# start of Dataset section
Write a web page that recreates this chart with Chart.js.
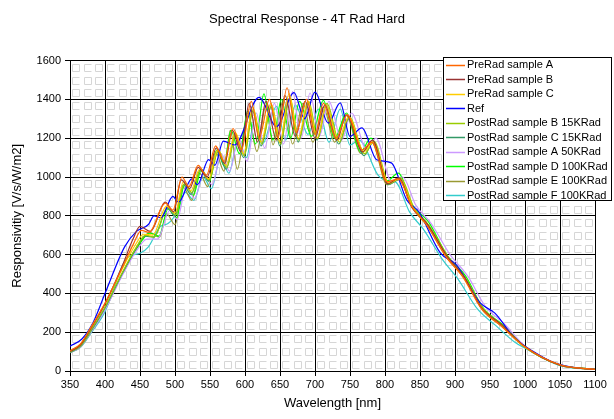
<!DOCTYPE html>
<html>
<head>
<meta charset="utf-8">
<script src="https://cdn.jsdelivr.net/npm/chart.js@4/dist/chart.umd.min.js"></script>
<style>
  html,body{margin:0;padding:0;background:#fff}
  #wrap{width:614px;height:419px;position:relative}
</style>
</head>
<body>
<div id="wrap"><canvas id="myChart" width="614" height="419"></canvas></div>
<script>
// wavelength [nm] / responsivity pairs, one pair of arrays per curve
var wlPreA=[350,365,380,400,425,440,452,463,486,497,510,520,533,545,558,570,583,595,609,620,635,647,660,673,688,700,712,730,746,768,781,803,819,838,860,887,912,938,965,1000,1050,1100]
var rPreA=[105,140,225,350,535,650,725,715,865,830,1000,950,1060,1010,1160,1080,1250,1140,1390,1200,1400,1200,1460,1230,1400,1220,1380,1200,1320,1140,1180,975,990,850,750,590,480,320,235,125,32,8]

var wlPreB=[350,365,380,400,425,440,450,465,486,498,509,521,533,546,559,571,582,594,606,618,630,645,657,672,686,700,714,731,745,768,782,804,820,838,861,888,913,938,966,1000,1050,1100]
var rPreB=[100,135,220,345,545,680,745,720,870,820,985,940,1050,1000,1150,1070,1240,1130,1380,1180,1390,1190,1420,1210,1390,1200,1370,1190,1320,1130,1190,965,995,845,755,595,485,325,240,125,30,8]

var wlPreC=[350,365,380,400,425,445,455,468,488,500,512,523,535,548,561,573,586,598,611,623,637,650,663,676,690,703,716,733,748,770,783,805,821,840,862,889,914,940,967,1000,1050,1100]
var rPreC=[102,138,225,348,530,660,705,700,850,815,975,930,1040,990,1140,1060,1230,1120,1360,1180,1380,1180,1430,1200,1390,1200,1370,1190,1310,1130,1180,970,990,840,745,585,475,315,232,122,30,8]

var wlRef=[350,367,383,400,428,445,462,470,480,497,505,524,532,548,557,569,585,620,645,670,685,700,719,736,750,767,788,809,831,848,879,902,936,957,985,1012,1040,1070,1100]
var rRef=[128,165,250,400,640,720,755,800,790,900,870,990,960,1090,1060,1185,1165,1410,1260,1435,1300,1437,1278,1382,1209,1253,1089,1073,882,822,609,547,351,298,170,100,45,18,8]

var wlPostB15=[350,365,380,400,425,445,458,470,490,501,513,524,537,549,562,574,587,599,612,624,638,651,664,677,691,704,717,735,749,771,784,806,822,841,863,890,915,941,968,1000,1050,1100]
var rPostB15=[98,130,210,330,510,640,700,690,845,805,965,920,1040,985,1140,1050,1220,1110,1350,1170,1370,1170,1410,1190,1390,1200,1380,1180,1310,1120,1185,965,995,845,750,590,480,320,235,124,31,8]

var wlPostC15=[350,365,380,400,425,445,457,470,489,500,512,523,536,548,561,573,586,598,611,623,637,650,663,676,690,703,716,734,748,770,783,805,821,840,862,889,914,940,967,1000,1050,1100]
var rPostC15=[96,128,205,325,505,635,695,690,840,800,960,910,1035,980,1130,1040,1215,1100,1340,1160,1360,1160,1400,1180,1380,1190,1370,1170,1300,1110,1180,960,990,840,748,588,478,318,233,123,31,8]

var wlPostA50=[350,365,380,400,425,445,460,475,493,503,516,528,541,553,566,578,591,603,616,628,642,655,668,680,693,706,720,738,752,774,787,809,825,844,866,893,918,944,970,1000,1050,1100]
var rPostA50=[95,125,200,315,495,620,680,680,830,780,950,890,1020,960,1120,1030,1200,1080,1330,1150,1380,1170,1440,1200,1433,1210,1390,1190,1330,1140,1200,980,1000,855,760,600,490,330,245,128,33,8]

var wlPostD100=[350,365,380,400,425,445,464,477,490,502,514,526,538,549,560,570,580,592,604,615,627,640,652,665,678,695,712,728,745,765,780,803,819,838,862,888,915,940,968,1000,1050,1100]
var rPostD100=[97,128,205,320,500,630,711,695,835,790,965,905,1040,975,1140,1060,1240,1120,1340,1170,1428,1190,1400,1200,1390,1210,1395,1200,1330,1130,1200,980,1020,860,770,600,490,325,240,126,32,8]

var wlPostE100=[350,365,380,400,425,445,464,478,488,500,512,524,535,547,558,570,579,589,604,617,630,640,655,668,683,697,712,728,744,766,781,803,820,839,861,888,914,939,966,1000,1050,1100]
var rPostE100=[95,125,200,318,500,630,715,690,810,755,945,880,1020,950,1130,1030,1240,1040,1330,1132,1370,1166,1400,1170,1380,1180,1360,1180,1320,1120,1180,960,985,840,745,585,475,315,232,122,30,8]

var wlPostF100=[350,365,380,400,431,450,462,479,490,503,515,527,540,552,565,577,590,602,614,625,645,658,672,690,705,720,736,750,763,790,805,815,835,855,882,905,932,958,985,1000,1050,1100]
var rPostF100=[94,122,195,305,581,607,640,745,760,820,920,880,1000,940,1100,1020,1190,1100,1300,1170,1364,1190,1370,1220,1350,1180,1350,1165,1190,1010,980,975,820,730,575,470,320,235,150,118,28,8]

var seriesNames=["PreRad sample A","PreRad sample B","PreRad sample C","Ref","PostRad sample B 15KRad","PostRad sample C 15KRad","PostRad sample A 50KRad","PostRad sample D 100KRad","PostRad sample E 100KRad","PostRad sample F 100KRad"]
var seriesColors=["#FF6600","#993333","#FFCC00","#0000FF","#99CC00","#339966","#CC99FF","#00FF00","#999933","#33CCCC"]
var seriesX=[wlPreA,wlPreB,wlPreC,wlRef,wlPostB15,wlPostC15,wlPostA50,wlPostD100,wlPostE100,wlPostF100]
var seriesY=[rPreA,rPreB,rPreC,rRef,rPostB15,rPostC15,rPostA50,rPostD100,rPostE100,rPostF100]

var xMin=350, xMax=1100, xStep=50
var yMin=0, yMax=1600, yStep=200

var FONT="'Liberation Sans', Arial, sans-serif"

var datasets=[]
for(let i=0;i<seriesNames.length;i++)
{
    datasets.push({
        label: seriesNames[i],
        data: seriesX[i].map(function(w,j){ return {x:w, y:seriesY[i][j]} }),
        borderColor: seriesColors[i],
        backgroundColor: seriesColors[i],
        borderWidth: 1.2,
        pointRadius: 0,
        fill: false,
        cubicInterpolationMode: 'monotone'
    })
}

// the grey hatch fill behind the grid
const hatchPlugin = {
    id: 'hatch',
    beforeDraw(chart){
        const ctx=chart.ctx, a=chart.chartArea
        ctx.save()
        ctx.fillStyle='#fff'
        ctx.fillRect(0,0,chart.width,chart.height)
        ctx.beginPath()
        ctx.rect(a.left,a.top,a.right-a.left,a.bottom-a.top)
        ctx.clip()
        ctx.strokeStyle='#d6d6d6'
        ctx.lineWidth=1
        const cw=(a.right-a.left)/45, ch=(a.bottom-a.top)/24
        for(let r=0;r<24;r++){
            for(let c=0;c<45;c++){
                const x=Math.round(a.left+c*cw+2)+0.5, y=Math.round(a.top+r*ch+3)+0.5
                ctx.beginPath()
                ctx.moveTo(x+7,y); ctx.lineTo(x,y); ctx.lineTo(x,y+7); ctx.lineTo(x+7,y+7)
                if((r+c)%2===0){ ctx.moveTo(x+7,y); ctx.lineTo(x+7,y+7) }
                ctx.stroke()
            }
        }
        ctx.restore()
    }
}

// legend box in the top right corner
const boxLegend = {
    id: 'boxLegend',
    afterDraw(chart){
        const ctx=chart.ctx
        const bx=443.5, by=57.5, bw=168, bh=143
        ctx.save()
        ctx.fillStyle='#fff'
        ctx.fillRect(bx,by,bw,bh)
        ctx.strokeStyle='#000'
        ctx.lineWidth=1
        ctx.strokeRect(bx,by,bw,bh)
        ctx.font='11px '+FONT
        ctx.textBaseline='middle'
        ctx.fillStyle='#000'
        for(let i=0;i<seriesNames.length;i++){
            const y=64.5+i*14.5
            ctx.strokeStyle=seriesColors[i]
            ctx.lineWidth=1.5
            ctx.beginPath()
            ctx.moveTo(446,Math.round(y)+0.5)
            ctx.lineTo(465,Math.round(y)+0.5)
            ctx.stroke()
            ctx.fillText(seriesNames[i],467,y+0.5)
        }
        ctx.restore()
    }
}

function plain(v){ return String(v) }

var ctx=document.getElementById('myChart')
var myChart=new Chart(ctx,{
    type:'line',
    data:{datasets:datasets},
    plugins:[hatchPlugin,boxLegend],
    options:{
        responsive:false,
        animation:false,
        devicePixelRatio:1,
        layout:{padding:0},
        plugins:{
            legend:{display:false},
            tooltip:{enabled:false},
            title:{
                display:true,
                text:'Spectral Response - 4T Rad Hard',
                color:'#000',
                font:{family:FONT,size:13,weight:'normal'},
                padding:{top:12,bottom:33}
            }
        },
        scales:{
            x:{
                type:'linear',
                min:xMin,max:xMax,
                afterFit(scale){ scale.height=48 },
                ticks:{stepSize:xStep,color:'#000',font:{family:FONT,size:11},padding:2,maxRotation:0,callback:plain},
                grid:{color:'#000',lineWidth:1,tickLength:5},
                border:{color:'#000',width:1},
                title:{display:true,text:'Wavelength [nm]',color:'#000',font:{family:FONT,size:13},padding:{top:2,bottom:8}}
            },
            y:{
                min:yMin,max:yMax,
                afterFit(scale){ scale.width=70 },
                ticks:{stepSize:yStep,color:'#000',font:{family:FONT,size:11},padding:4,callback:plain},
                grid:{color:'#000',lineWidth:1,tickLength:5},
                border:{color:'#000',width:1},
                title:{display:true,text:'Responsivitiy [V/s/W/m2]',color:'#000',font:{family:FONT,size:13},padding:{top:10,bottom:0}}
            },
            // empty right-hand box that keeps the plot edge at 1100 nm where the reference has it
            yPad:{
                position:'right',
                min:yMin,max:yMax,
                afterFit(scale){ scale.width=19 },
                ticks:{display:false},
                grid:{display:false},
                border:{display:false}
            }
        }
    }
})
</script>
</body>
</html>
# end of Dataset section
What to do » Copy each line above where the string "that" occurs.

Expected output »
Write a web page that recreates this chart with Chart.js.
            // empty right-hand box that keeps the plot edge at 1100 nm where the reference has it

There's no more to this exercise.